The decision to use dry machining technology in volume production was based on its experience with two SPECHT Z500T units which the car manufacturer has been operating on a stand-alone basis for around one and a half years. As genuine dry machining centers designed to meet the requirements of micro-lubrication technology, the two SPECHT Z500T units have proved a great success at DC.
In developing the machining centers Hüller Hille came up with optimal solutions in particular for chip removal and fluid supply: the workpiece is suspended in the SPECHT Z500T and there are no corners or edges in the machine bed where falling chips could get caught. This eliminates the need for large amounts of fluid to evacuate the chips. To ensure that the cutting fluid is applied exactly to the contact faces between tool and workpiece, the emulsion is fed directly through the spindle of the SPECHT Z500T and sprayed onto the workpiece. Both this solution and the suspended machining of the workpieces have been patented by Hüller Hille.

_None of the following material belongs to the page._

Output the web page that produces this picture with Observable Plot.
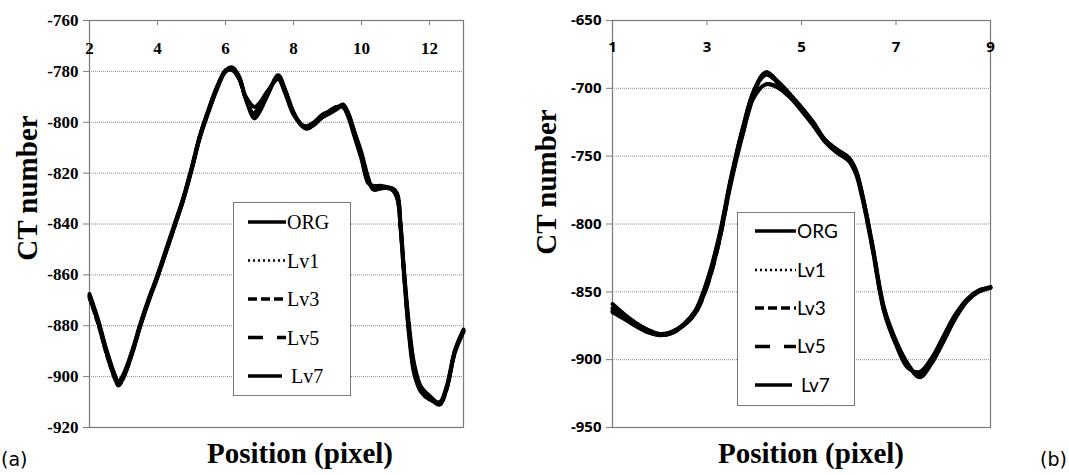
<!DOCTYPE html>
<html>
<head>
<meta charset="utf-8">
<script src="https://cdn.jsdelivr.net/npm/d3@7"></script>
<script src="https://cdn.jsdelivr.net/npm/@observablehq/plot@0.6"></script>
<style>
  body { margin: 0; background: #fff; }
  #wrap { position: relative; width: 1069px; height: 475px; overflow: hidden; background: #fff; }
  .panel { position: absolute; top: 0; }
  .ytitle { position: absolute; font-family: "Liberation Serif", serif; font-weight: bold; font-size: 29px; white-space: nowrap; transform: translate(-50%, -50%) rotate(-90deg); }
  .xtitle { position: absolute; font-family: "Liberation Serif", serif; font-weight: bold; font-size: 29px; white-space: nowrap; transform: translateX(-50%); }
  .tag { position: absolute; font-family: "DejaVu Sans", sans-serif; font-size: 19px; }
  .legend { position: absolute; border: 1px solid #777; background: #fff; box-sizing: border-box; }
</style>
</head>
<body>
<div id="wrap">
  <div id="pa" class="panel" style="left:0px"></div>
  <div id="pb" class="panel" style="left:530px"></div>
  <div class="ytitle" style="left:27px; top:188px">CT number</div>
  <div class="ytitle" style="left:546px; top:182px">CT number</div>
  <div class="xtitle" style="left:300px; top:437px">Position (pixel)</div>
  <div class="xtitle" style="left:811px; top:437px">Position (pixel)</div>
  <div class="tag" style="left:1px; top:448px">(a)</div>
  <div class="tag" style="left:1040px; top:448px">(b)</div>
  <div id="lega" class="legend" style="left:233px; top:202px; width:118px; height:194px"></div>
  <div id="legb" class="legend" style="left:737px; top:212px; width:118px; height:194px"></div>
</div>
<script>
// ---------- data: panel (a) ----------
const seriesNames = ["ORG", "Lv1", "Lv3", "Lv5", "Lv7"];
const xA = [2, 2.25, 2.5, 2.75, 2.85, 3, 3.25, 3.5, 3.75, 4, 4.25, 4.5, 4.75, 5, 5.25, 5.5, 5.75, 6, 6.2, 6.4, 6.6, 6.85, 7, 7.25, 7.55, 7.75, 8, 8.25, 8.4, 8.6, 8.85, 9, 9.25, 9.45, 9.6, 9.8, 10, 10.2, 10.35, 10.6, 10.9, 11.05, 11.15, 11.25, 11.4, 11.55, 11.75, 12, 12.3, 12.5, 12.75, 13];
const orgA = [-868, -878, -890, -900, -902.5, -900, -891, -880, -870, -861, -851, -841, -831, -819, -806, -796, -787, -780, -778.5, -782, -791, -798.5, -796, -789, -781.5, -787, -796, -801.5, -802.5, -801, -798, -797, -795, -793, -796, -804, -812, -822, -826.5, -826, -826, -828, -840, -858, -880, -895, -904, -907.5, -910.5, -905, -890, -882];
const lv1A = [-868, -878, -890, -900.5, -903, -900, -891, -880, -870, -861, -851, -841, -831, -819, -806, -796, -787, -780, -778.5, -782, -791, -798, -795.5, -789, -781.5, -787, -796, -801.5, -802.5, -801, -798, -797, -795, -793, -796, -804, -812, -822, -826.5, -826, -826, -828, -840, -858, -880, -895, -904, -908, -910.5, -905, -890, -882];
const lv3A = [-869, -879, -891, -901, -903.5, -900.5, -891, -879.5, -869.5, -860.5, -851, -841, -830.5, -818.5, -805.5, -795.5, -786.5, -779.5, -778.5, -782.5, -791, -797, -794.5, -788.5, -782, -787.5, -796.5, -801.5, -802.5, -801, -798, -796.5, -795, -793.5, -796.5, -804.5, -813, -823, -826, -825.5, -826, -829, -841, -859, -882, -897, -905, -908.5, -911, -905, -890.5, -882.5];
const lv5A = [-868.5, -878.5, -890.5, -900.5, -902.5, -899.5, -890.5, -879.5, -869.5, -860.5, -850.5, -840.5, -830.5, -818.5, -805.5, -795.5, -786.5, -780, -779, -782.5, -790.5, -796, -794, -788, -782.5, -788, -796.5, -801, -802, -800.5, -797.5, -796.5, -794.5, -793.5, -797, -805, -813.5, -823.5, -825.5, -825.5, -826.5, -829.5, -841.5, -859.5, -882.5, -897.5, -905, -908.5, -910.5, -904.5, -890, -882];
const lv7A = [-867.5, -877.5, -889.5, -899.5, -902, -899, -890, -879, -869, -860, -850, -840, -830, -818, -805, -795, -786, -780, -779.5, -783, -790, -794, -792.5, -787.5, -783, -788.5, -797, -801, -801.5, -800, -797, -796, -794, -794, -797.5, -806, -814.5, -824, -825, -825, -826.5, -830, -842, -860, -884, -899, -906, -909, -910, -904, -889.5, -881.5];
const xTicksA = [2, 4, 6, 8, 10, 12];
const yTicksA = [-760, -780, -800, -820, -840, -860, -880, -900, -920];

// ---------- data: panel (b) ----------
const xB = [1, 1.25, 1.5, 1.75, 2, 2.25, 2.5, 2.75, 3, 3.25, 3.5, 3.75, 4, 4.25, 4.5, 4.75, 5, 5.25, 5.5, 5.75, 6, 6.15, 6.3, 6.5, 6.75, 7, 7.25, 7.5, 7.75, 8, 8.25, 8.5, 8.75, 9];
const orgB = [-859, -866.5, -873, -878, -881, -879.5, -874, -864, -842, -810, -767, -730, -701, -688, -695, -704, -714, -725, -738, -745, -751, -760, -780, -815, -862, -886, -903, -913, -903, -887, -870, -857, -850, -847];
const lv1B = [-859, -866.5, -873, -878, -881, -879.5, -874, -864, -842, -810, -767, -730, -701, -688.5, -695, -704, -714, -725, -738, -745, -751, -760, -780, -815, -862, -886, -903, -913, -903, -887, -870, -857, -850, -847];
const lv3B = [-862, -868, -874, -879, -881.5, -880, -874.5, -865, -844, -812, -768, -731, -702, -690, -696, -705, -715, -726, -738, -746, -752, -761, -781, -816, -863, -887, -904, -912, -902, -886, -869, -856.5, -849.5, -847];
const lv5B = [-864, -869, -875, -879.5, -882, -880.5, -875, -866, -846, -814, -770, -734, -706, -697, -699, -706, -716, -727, -739, -747, -753, -762, -782, -817, -864, -888, -905, -910, -900, -884, -868, -856, -849, -846.5];
const lv7B = [-865, -870, -875.5, -880, -882, -880.5, -875, -866, -846, -814, -771, -735, -706, -697, -699.5, -706.5, -716.5, -727.5, -739.5, -747.5, -753.5, -763, -783, -818, -865, -889, -906, -909, -899, -883, -867, -855.5, -849, -846.5];
const xTicksB = [1, 3, 5, 7, 9];
const yTicksB = [-650, -700, -750, -800, -850, -900, -950];

const dashes = { ORG: null, Lv1: "1.5,3", Lv3: "7,3", Lv5: "12,8", Lv7: null };

function tidy(xs, cols) {
  const rows = [];
  seriesNames.forEach((s, i) => xs.forEach((x, j) => rows.push({ series: s, x, y: cols[i][j] })));
  return rows;
}

function setFont(root, family, size, weight) {
  d3.select(root).selectAll("text")
    .attr("font-family", family).attr("font-size", size).attr("font-weight", weight)
    .style("font-family", family).style("font-size", size + "px").style("font-weight", weight);
}

function panel({ data, xDomain, yDomain, xTicks, yTicks, width, marginLeft, marginRight, fontFamily, fontSize }) {
  const height = 440, marginTop = 20, marginBottom = 13;
  const plotH = height - marginTop - marginBottom;
  const font = { fontFamily, fontSize, fontWeight: "bold" };
  const marks = [
    Plot.gridY(yTicks, { stroke: "#8a8a8a", strokeOpacity: 1, strokeDasharray: "1,1" }),
    Plot.frame({ stroke: "#7a7a7a", strokeWidth: 1.2 }),
    Plot.axisY(yTicks, { tickSize: 6, tickPadding: 5, tickFormat: d => String(d), label: null, stroke: "#7a7a7a", fill: "black", ...font }),
    Plot.tickX(xTicks, { x: d => d, stroke: "#7a7a7a", insetBottom: plotH - 5 }),
    Plot.text(xTicks, { x: d => d, frameAnchor: "top", dy: 21, text: d => String(d), fill: "black", ...font })
  ];
  for (const s of seriesNames) {
    marks.push(Plot.line(data.filter(d => d.series === s), {
      x: "x", y: "y", stroke: "#000", strokeWidth: s === "Lv1" ? 3.2 : 3.9,
      strokeDasharray: dashes[s], curve: "catmull-rom"
    }));
  }
  const svg = Plot.plot({
    width, height, marginTop, marginBottom, marginLeft, marginRight,
    x: { domain: xDomain, axis: null },
    y: { domain: yDomain, axis: null },
    style: { background: "transparent", overflow: "visible" },
    marks
  });
  setFont(svg, fontFamily, fontSize, "bold");
  return svg;
}

const dataA = tidy(xA, [orgA, lv1A, lv3A, lv5A, lv7A]);
const dataB = tidy(xB, [orgB, lv1B, lv3B, lv5B, lv7B]);

document.getElementById("pa").append(panel({
  data: dataA, xDomain: [2, 13], yDomain: [-920, -760], xTicks: xTicksA, yTicks: yTicksA,
  width: 480, marginLeft: 89, marginRight: 17, fontFamily: "Liberation Serif", fontSize: 17
}));
document.getElementById("pb").append(panel({
  data: dataB, xDomain: [1, 9], yDomain: [-950, -650], xTicks: xTicksB, yTicks: yTicksB,
  width: 470, marginLeft: 82, marginRight: 10, fontFamily: "Open Sans", fontSize: 15
}));

// ---------- legends ----------
function legend(el, { rows, lineX1, lineX2, textX, fontFamily, fontSize }) {
  const w = 118, h = 194;
  const svg = d3.select(el).append("svg").attr("width", w - 2).attr("height", h - 2).style("display", "block");
  seriesNames.forEach((s, i) => {
    const y = rows[i];
    const x2 = s === "Lv7" ? lineX2 - 4 : lineX2;
    svg.append("line").attr("x1", lineX1).attr("x2", x2).attr("y1", y).attr("y2", y)
      .attr("stroke", "#000").attr("stroke-width", s === "Lv1" ? 2.4 : 3.6)
      .attr("stroke-dasharray", dashes[s] ? (s === "Lv1" ? "2,3" : dashes[s] === "7,3" ? "9,4" : "15,14") : null);
    svg.append("text").attr("x", s === "Lv7" ? textX + 4 : textX).attr("y", y).attr("dy", "0.36em").text(s);
  });
  setFont(svg.node(), fontFamily, fontSize, "normal");
}
legend(document.getElementById("lega"), { rows: [19, 57.5, 96, 134.5, 173], lineX1: 14, lineX2: 52, textX: 53, fontFamily: "Liberation Serif", fontSize: 20 });
legend(document.getElementById("legb"), { rows: [18, 57, 95, 133.5, 172], lineX1: 17, lineX2: 58, textX: 59, fontFamily: "Lato", fontSize: 19 });
</script>
</body>
</html>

Hüller Hille also offers cost-effective solutions for all processes and cutting fluid technologies employed in the high-volume machining of magnesium. For example, last year another German car manufacturer commissioned Hüller Hille's Ludwigsburg plant to install an agile manufacturing system comprising twelve units to machine magnesium transmission cases. The system uses oil as a non-water-miscible cutting fluid. Hüller Hille also offers the technology required to allow the safe use of emulsion as cutting fluid for processing magnesium on high-speed machining centers from the SPECHT series.
The use of magnesium in automobile production is on the increase, but the material is readily flammable during machining and thus places special demands on safety. These demands are particularly high when using micro-lubrication. Hüller Hille has developed a new safety concept for these applications which utilizes light and heat sensors as an early warning system along with newly available extinguishants. Approval was recently given by the "Berufsgenossenschaft Eisen und Metall II" employers' insurance association.